Il frappa. Une fenêtre s’ouvrit.

— Le vieux Randal Grahame ? demanda l’Écossais d’une voix pleine d’émotion.

— Voilà deux ans qu’il est mort, répondit-on.

La fenêtre se referma, Randal baissa la tête.

— J’aurais voulu le faire riche sur ses vieux jours, murmura-t-il ; mais le voilà mort et un étranger habite notre maison… Ah ! je suis seul au monde, Fergus, et plus à vous que jamais.

Fergus lui serra la main en prononçant quelques paroles de consolation.

— Oui, oui, mister O’Breane, reprit Randal, nous devons tous mourir mais j’aurais mieux fait de rester auprès de lui… Ah !… Et c’est Mac-Nab qui a notre maison !… Je l’ai bien reconnu… On dit que c’est un honnête homme, celui-là… Sa fenêtre s’est fermée pourtant sans qu’il ait offert un gîte aux voyageurs.

— Êtes-vous bien sûr que ce soit M. Mac-Nab ? demanda Fergus.
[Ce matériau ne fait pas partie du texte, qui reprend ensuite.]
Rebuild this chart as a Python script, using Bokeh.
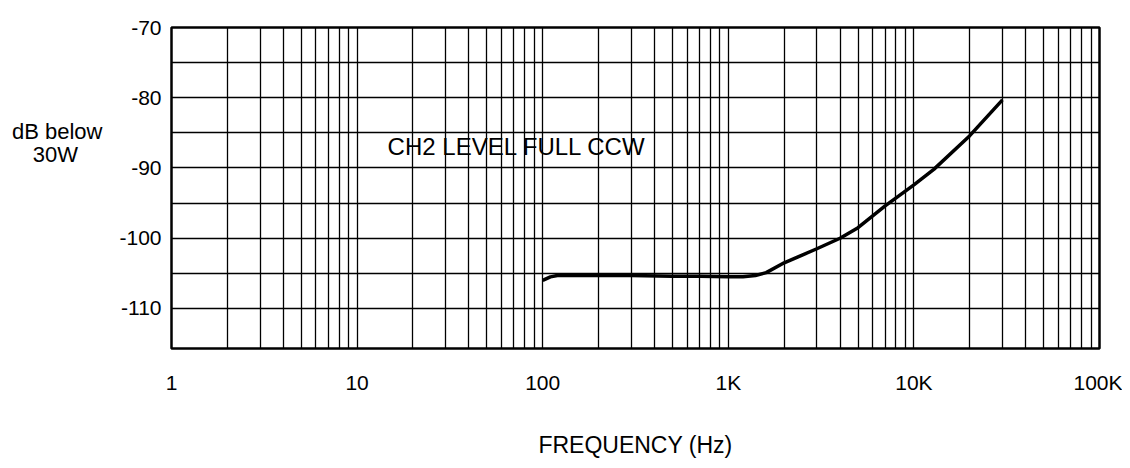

— J’en suis sûr… et j’en serai plus sûr tout à l’heure, car il faut que je passe la nuit dans la maison de mon père et que je dise un bout de prière dans la chambre où il est mort… car il est mort ! ajouta-t-il, d’une voix où il y avait des sanglots contenus. Oui, oui… vous avez entendu cet homme ?… Il est mort il y a deux ans… Allons, Fergus, en marche ! je vais vous conduire à la ferme de Leed, puisque vous voulez voir Mac-Farlane ; — et puis je reviendrai ici, où mon père… Et je n’aurai pas besoin, voyez-vous, de demander l’hospitalité à ce Mac-Nab !

Il tourna la maison et se prit à marcher à grands pas dans un taillis parsemé de ruines. Fergus le suivit. Au bout de dix minutes, ils longèrent la muraille d’un parc au milieu duquel s’élevait un vaste édifice que Fergus conjectura être le château de Crewe. Puis ils redescendirent le versant de la colline et arrivèrent à la ferme de Leed.

Randal la montra du doigt à Fergus et s’enfuit en courant.

La porte de la ferme était ouverte. Fergus entra. Dans la salle commune, autour d’une table servie, une jeune femme et deux charmantes petites filles prenaient leur repas du soir. Sous le manteau de la cheminée se tenait un homme, la tête cachée entre ses deux mains. Au bruit que fit Fergus en entrant, cet homme se redressa et montra un visage pâli au milieu duquel se mouvaient deux yeux éteints et comme égarés.

Fergus s’avança vers la jeune femme, tandis que les deux petits anges rougissaient et souriaient dans leur effroi enfantin, et demanda M. Angus Mac-Farlane.

L’homme qui était sous le manteau de la cheminée se leva. Fergus ne se souvint point de l’avoir jamais vu.